The Government is undermining its own National Anti-Corruption Commission bill

Oct 8, 2022
Text Anti Corruption typed on retro typewriter
Image: iStock

Is the Government undermining its own National Anti-Corruption Commission in an attempt to prevent it being nobbled by a future LNP Government? And is it able to future-proof it?

The answer to the first question is possibly (but not definitely) yes. To the second, it is certainly not.

Since the introduction of the legislation by Attorney-General Mark Dreyfus last week, much of the debate has focussed on just two words: ‘exceptional circumstances’. These words are among those that qualify the ability of the Commission to hold hearings in public.

The critics, who appear to include most of the cross-bench, including all the Teal independents, consider these to be too limiting. They think they are a sell-out to Opposition Leader Peter Dutton who, like the previous LNP Government, has been steadfastly opposed to the proposed anti-corruption body being able to hold any public hearings at all.

The suggestion is that the apparently compromise words ‘exceptional circumstances’ that seem to limit the public hearings the commission may hold will prove decisive in allowing the Opposition to support the legislation, and thus commit them to its continuance whenever they regain control of the parliament.

Not so, according to the Attorney-General, who insists this wording is what he and the government consider to be the most appropriate public hearing power to provide to the Commission.

He hints also, that the words are not as limiting as critics claim. This is because the legislation goes on to list the circumstances to which the Commissioner ‘may’ have regard when deciding whether a hearing or part of it should be in public. These are:

  1. the extent to which the corruption issue could involve corrupt conduct that is serious or systemic;
  2. whether certain evidence is of a confidential nature or relates to the commission, or to the alleged or suspected commission, of an offence;
  3. any unfair prejudice to a person’s reputation, privacy, safety or wellbeing that would be likely to be caused if the hearing, or the part of the hearing, were to be held in public;
  4. whether a person giving evidence has a particular vulnerability, including that they are under the direct instruction or control of another person in a relative position of power;
  5. the benefits of exposing corrupt conduct to the public, and making the public aware of corrupt conduct.

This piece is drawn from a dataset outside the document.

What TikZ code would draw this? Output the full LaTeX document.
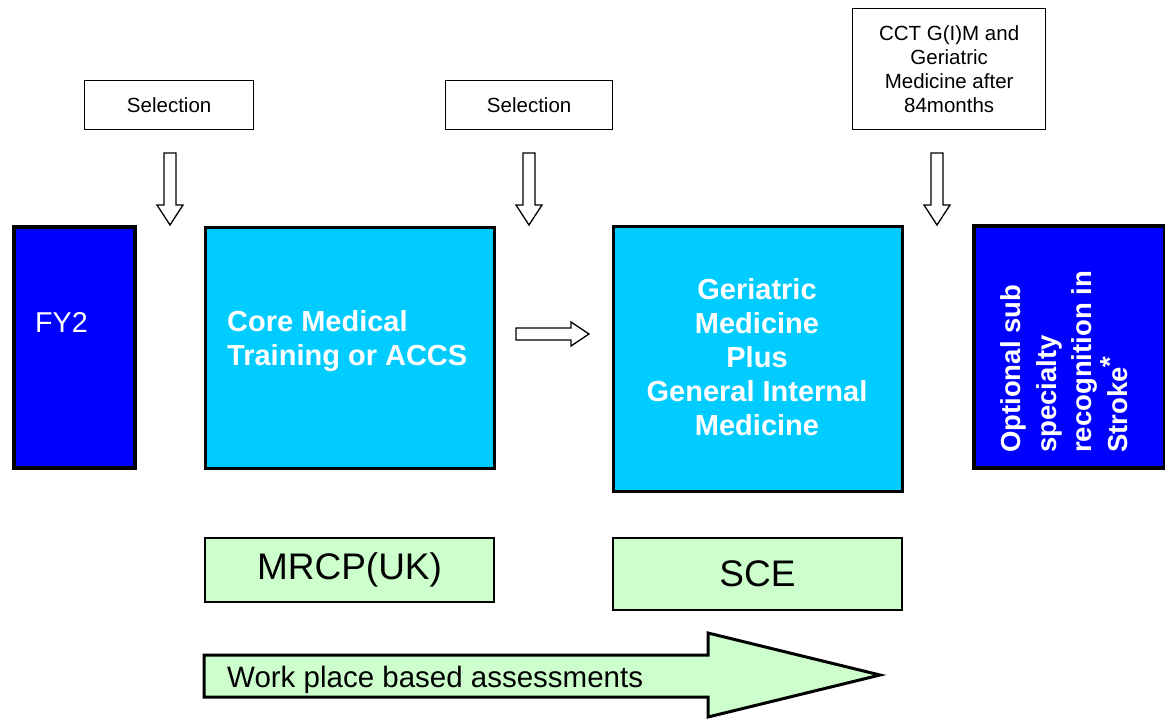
\documentclass[tikz,border=0pt]{standalone}
\usepackage{fontspec}
\setmainfont{Liberation Sans}
\begin{document}
\begin{tikzpicture}[x=1pt,y=-1pt,
  darkbox/.style={draw=black,line width=3.5pt,fill=blueA,anchor=north west,inner sep=0pt},
  cyanbox/.style={draw=black,line width=2.5pt,fill=cyanA,anchor=north west,inner sep=0pt},
  greenbox/.style={draw=black,line width=2pt,fill=greenA,anchor=north west,inner sep=0pt,
     font=\fontsize{37}{40}\selectfont},
  selbox/.style={draw=black,line width=1.3pt,fill=white,anchor=north west,inner sep=0pt,
     font=\fontsize{20.5}{24.3}\selectfont,align=center},
  boldtxt/.style={text=white,font=\bfseries\fontsize{29}{34}\selectfont,inner sep=0pt},
  blockarrow/.style={draw=black,line width=1.3pt,fill=white},
  bigarrow/.style={draw=black,line width=3pt,fill=greenA,line join=miter}
]
\definecolor{blueA}{RGB}{0,0,255}
\definecolor{cyanA}{RGB}{0,204,255}
\definecolor{greenA}{RGB}{204,255,204}
\useasboundingbox (0,0) rectangle (1165,718);

% top boxes
\node[selbox,minimum width=169pt,minimum height=49pt] (sel1) at (84,80) {Selection};
\node[selbox,minimum width=167pt,minimum height=49pt] (sel2) at (445,80) {Selection};
\node[selbox,minimum width=193pt,minimum height=121pt] (cct) at (852,8)
  {CCT G(I)M and\\Geriatric\\Medicine after\\84months};

% main boxes
\node[darkbox,minimum width=121pt,minimum height=241pt] (fy2) at (12,225) {};
\node[text=white,font=\fontsize{28.7}{30}\selectfont,anchor=west,inner sep=0pt] (fy2t) at (35,322) {FY2};
\node[cyanbox,minimum width=289pt,minimum height=241pt] (cmt) at (204,226) {};
\node[boldtxt,anchor=west,align=left] (cmtt) at (227,341) {Core Medical\\Training or ACCS};
\node[cyanbox,minimum width=289pt,minimum height=265pt] (ger) at (612,225) {};
\node[boldtxt,align=center] (gert) at (757,357)
  {Geriatric\\Medicine\\Plus\\General Internal\\Medicine};
\node[darkbox,minimum width=191pt,minimum height=242pt] (str) at (972,224) {};
\node[boldtxt,font=\bfseries\fontsize{27.5}{35.5}\selectfont,rotate=90,anchor=west,align=left] (strt) at (1064,453)
  {Optional sub\\specialty\\recognition in\\Stroke\raisebox{0.28em}{*}};

% exam boxes
\node[greenbox,minimum width=289pt,minimum height=64pt] (mrcp) at (204,537) {MRCP(UK)};
\node[greenbox,minimum width=289pt,minimum height=72pt] (sce) at (612,537) {SCE};

% down block arrows
\foreach \cx in {170,529,937}{
  \draw[blockarrow] (\cx-6,153) -- (\cx+6,153) -- (\cx+6,205) -- (\cx+13,205)
    -- (\cx,225) -- (\cx-13,205) -- (\cx-6,205) -- cycle;
}
% right block arrow
\draw[blockarrow] (516,328) -- (571,328) -- (571,322) -- (589,334) -- (571,346)
  -- (571,340) -- (516,340) -- cycle;

% big arrow
\draw[bigarrow] (204,655) -- (708,655) -- (708,633) -- (880,675) -- (708,717)
  -- (708,697) -- (204,697) -- cycle;
\node[font=\fontsize{29.5}{30}\selectfont,anchor=base west,inner sep=0pt] (wpba) at (227,687)
  {Work place based assessments};
\end{tikzpicture}
\end{document}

The Commissioner can also have regard to other matters, not defined in the legislation.

These ‘circumstances’ seem to be quite reasonable, indeed worthy. The kind of circumstances anyone would want taken into account by the Commissioner when deciding whether to hold a public hearing. Hardly even ‘exceptional’?

No doubt these circumstances will get a lot of attention over the next few weeks as a parliamentary inquiry analyses submissions from the public and interested parties about the intricacies of the proposed legislation. The government may make some changes after the committee reports its recommendations, but it is unlikely to make any that are significant. That is because this bill has been on the boil for a long time and it already incorporates most of the proposals that the independents have previously flagged as important to them.

The question remains how far the government will go to include changes the Opposition will propose.

In fact, it should pay little attention to the Opposition’s concerns – or preferably none at all. The LNP had its chance to produce legislation for an anti-corruption commission and failed to do so. The scheme that Scott Morrison and his Attorney-General flagged would have been worse than useless.

The willingness of the surviving rump of that LNP government to back the Albanese Government’s proposal (albeit with some changes) should not be taken as indicating its conversion to the merits of Labor’s scheme – whose basic principles have been public for some years. It is, rather, an acknowledgement by the LNP that voters genuinely want an effective anti-corruption commission at the national level. The election of so many Teal candidates in Liberal heartlands provides a lesson the LNP Opposition cannot ignore.

This means that come the next few elections, we are not going to see the LNP promising to dismantle the NACC.  But that doesn’t mean it won’t be progressively weakened and diminished by future LNP governments.

This is what has happened, for example, to Freedom of Information at the national level. While ALP Governments have generally strengthened FOI (despite the resistance of some ministers) LNP Governments have gradually weakened it. During the last 9 years of LNP governments funding has been cut (to the extent that one Commissioner was working from home for a while), appointments to the most senior appointments not made or delayed for years, and FOI requests ignored or resisted.

In Mr Dutton’s home state, Queensland, LNP governments consistently acted to downgrade and undermine the initial Criminal Justice Commission that was established by Labor on the recommendation of Tony Fitzgerald’s commission (with LNP support at that point) more than 20 years ago. The CJC became the Crime and Misconduct Commission and later the Crime and Corruption Commission as various LNP Government reduced its powers and its ability to check corruption and misconduct. (They were restored by later Labor Governments.)

Labor’s National Anti-Corruption Commission may well be created in an apparent show of bipartisanship but that will not guarantee its future for more than a relatively few years. It too could suffer budget cuts and problematic appointments under future LNP governments, as well as possible legislative restrictions. That will depend on how well its first commissioner (and his or her successors) carry out their important work.